9) GREEN BAY PACKERS (Record: 6-10)
    Offseason Concerns: LB, Offensive Line, that their supposed franchise quarterback has not yet fully committed to the art of gun-slinging
    Projected Pick:  Expect the Packers to address their aging O-line here, taking the highest rated tackle available, and likely landing Andre Smith out of Alabama.  Smith is a safe bet to go at nine, because his poor pre-draft decisions dropped him down a bit, but the NFL has collectively agreed to take him somewhere inside the top ten, under fears that the millions upon millions of dollars he has cost himself may prompt a nationally televised if he slips too far.
    One Wish: *That they will not be forced to spend their Thanksgiving whipping the Lions up and down the field (*Note: The Packers are the only team whose wish has already gone unfulfilled).

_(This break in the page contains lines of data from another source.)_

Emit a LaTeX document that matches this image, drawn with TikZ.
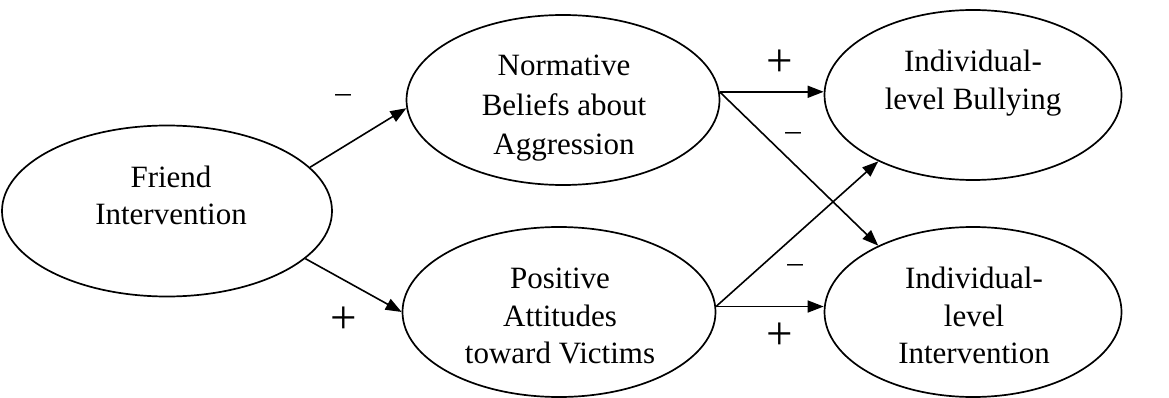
\documentclass[tikz,border=0pt]{standalone}
\usepackage{fontspec}
\setmainfont{Liberation Serif}
\usetikzlibrary{shapes.geometric,arrows.meta}
\begin{document}
\begin{tikzpicture}[x=1pt,y=-1pt,
  oval/.style={draw, ellipse, line width=1.7pt, inner sep=0pt},
  txt/.style={align=center, font=\fontsize{31}{37.5}\selectfont, inner sep=0pt},
  arr/.style={line width=1.6pt, -{Triangle[length=16pt,width=12pt]}},
  plus/.style={inner sep=0pt, font=\fontsize{47}{47}\selectfont},
  neg/.style={inner sep=0pt, anchor=base, font=\fontsize{31}{31}\selectfont}]
\useasboundingbox (0,0) rectangle (1169,398);
% ellipses
\node[oval, minimum width=330pt, minimum height=171pt] (f) at (167,211) {};
\node[oval, minimum width=313pt, minimum height=170pt] (n) at (563,100) {};
\node[oval, minimum width=297pt, minimum height=170pt] (b) at (973,95) {};
\node[oval, minimum width=313pt, minimum height=170pt] (p) at (559,312) {};
\node[oval, minimum width=297pt, minimum height=170pt] (i) at (973,312) {};
% texts
\node[txt] (ft) at (171,195.5) {Friend\\Intervention};
\node[txt, font=\fontsize{31}{39.5}\selectfont] (nt) at (564,108.5) {Normative\\Beliefs about\\Aggression};
\node[txt] (bt) at (973,83) {Individual-\\level Bullying};
\node[txt] (pt) at (560,316) {Positive\\Attitudes\\toward Victims};
\node[txt] (it) at (974,315.5) {Individual-\\level\\Intervention};
% arrows
\draw[arr] (f.17) -- (n.183);
\draw[arr] (f.-19) -- (p.west);
\draw[arr] (n.3) -- (n.3 -| b.west);
\draw[arr] (n.3) -- (i.145);
\draw[arr] (p.2) -- (b.215);
\draw[arr] (p.2) -- (p.2 -| i.west);
% signs
\node[neg] (m1) at (343,102.5) {--};
\node[neg] (m2) at (793,140.5) {--};
\node[neg] (m3) at (795,272.5) {--};
\node[plus] (p1) at (344,320) {+};
\node[plus] (p2) at (780,63) {+};
\node[plus] (p3) at (780,336) {+};
\end{tikzpicture}
\end{document}
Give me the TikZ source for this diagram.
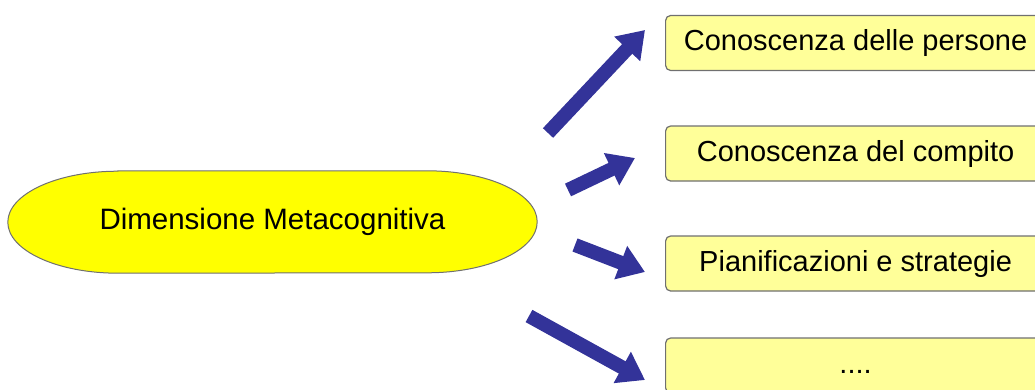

10) SAN FRANCISCO 49ers (Record: 7-9)
    Offseason Concerns: Offensive Line, QB, the threat of coach Mike Singletary winding up in jail after taking his pants-dropping motivational methods outside the locker room
    Projected Pick:  The Niners will likely take whatever they can get at this spot, going after the highest available offensive tackle.  If given a choice San Fran would love to improve on their QB situation (they're really showing a shocking lack of confidence in the 3-headed monster that is Shaun Hill, Alex Smith and Damon Huard), but there is no way a top QB prospect is falling to the ten spot.  Besides, even if one did, they'd just mess it all up by grilling the guy on his parents' divorce.
    One Wish: That Jeff Garcia "accidentally" wanders across the bay from Oakland and makes his way onto the Niners' roster.